In order to produce a decoupled implementation, we are going to focus first on the logic of reading the last n lines of a file in Ruby. We’ll discuss different ways to do it in the next sections.

Using readlines method

From the IO library in Ruby, the method readlines will return an array with all the lines of text in the given file.

def read(filename, num_lines = 10)
  output = ''

  File.readlines(filename).last(num_lines).each do |line|
    output << line
  end

  output
end

In the code above, after reading all the lines, we use last to specify the amount of lines we want to process and at the end return the string output from the method. This solution is very simple; but it has a significative drawback, in order to read the last lines of the file, we are loading in memory all the content of the file. What happens if we want to read the last 20 lines of a 2 GB file?

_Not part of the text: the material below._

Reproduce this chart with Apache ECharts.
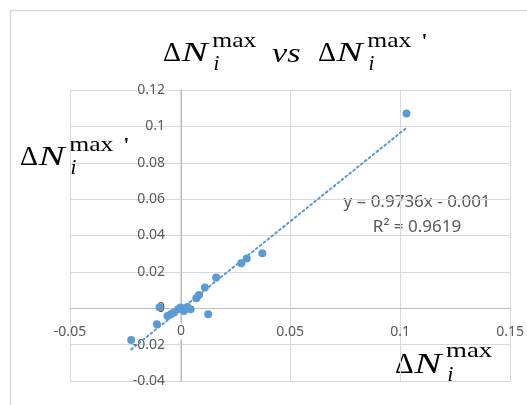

Using read and seek methods

Based on the C implementation of reading a file, the read method will read the file from a specific offset position. To specify this offset, we will use the seek method. Both are part of the IO library.

def read(filename, num_lines = 10)
  fd = File.open(filename)
  pos = 0
  current_num = 0

  loop do
    pos -= 1
    fd.seek(pos, IO::SEEK_END)
    char = fd.read(1)

    if eol?(char)
      current_num += 1
    end

    break if current_num > num || fd.tell == 0  # Use tell method to check
  end                                           # if we have reached
                                                # the beginning of file

  fd.read
end

def eol?(char)
  char == "\n"
end

This new version of the read method is longer, but more efficient. The method starts by positioning the offset at the end of the file and then reading backwards byte by byte using the seek method, to check for occurrences of the line terminator character (\n). If it has processed the required number of lines or found that it is at the beginning of the file, it will return the content from that specific offset using the read method.

Reading last number of bytes

The tail command provides another way of reading a file. Instead of specifying the number of lines, it lets you set the number of bytes to read from the end of file (EOF) backwards.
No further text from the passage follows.